### [Set task]
How many lines in this material include the string "Output"? Answer with the number and nothing further.
** BEGIN Information provided **
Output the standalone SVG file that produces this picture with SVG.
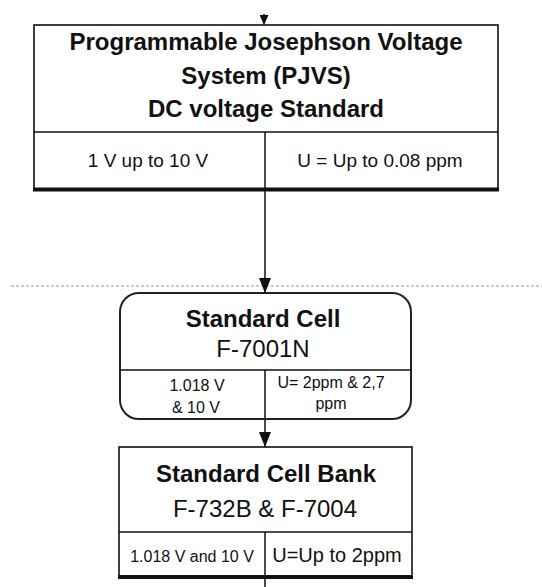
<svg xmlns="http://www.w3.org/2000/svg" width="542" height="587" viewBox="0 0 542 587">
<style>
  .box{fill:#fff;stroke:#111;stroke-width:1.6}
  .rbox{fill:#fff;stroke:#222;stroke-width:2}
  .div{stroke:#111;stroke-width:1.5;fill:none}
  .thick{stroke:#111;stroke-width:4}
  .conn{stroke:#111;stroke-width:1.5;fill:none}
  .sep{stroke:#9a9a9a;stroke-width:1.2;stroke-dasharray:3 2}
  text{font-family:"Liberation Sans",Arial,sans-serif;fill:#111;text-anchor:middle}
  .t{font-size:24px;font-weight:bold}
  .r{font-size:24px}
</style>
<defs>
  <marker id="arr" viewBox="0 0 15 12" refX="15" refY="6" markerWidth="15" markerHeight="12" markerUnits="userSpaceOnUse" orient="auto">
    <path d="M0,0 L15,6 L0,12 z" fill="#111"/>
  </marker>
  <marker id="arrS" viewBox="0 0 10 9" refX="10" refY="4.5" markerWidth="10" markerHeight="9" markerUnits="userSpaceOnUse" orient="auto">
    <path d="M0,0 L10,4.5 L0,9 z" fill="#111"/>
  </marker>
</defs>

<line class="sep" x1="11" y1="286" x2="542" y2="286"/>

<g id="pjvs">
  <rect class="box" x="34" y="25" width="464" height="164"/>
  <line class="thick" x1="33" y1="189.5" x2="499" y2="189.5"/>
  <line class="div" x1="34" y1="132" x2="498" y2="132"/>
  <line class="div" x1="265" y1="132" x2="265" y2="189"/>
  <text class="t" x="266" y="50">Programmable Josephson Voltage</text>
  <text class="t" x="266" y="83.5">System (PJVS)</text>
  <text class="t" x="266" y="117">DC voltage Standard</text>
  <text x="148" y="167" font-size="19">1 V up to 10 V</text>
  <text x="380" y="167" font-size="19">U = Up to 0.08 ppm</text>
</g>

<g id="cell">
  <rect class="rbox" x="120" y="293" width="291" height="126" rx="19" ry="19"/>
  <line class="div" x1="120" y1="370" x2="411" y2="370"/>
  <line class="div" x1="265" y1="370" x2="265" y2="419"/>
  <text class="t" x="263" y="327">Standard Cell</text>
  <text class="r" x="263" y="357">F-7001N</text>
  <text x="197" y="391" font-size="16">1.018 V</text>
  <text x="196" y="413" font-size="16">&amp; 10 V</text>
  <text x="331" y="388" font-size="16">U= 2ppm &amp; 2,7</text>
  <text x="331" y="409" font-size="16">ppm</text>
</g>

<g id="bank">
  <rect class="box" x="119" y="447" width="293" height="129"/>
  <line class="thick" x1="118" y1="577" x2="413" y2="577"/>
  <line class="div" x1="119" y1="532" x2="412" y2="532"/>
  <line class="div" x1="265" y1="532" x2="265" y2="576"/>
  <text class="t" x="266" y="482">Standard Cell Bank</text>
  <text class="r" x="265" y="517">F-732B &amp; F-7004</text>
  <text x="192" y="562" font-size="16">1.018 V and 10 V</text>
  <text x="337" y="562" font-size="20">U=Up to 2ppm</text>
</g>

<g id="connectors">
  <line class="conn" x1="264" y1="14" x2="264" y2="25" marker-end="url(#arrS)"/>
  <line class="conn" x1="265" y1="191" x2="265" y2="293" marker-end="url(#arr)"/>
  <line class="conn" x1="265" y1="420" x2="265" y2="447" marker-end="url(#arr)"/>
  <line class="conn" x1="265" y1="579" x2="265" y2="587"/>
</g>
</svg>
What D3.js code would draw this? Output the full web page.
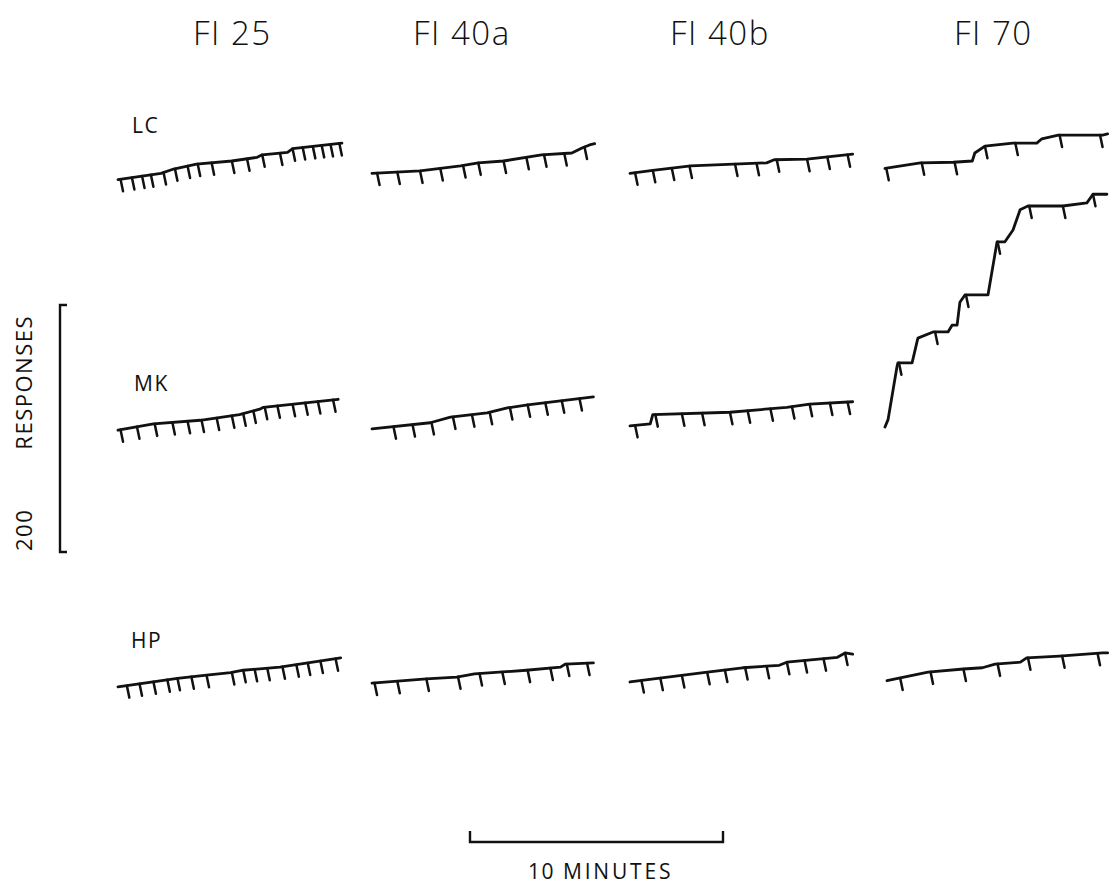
** END Information provided **
### [Final result]
2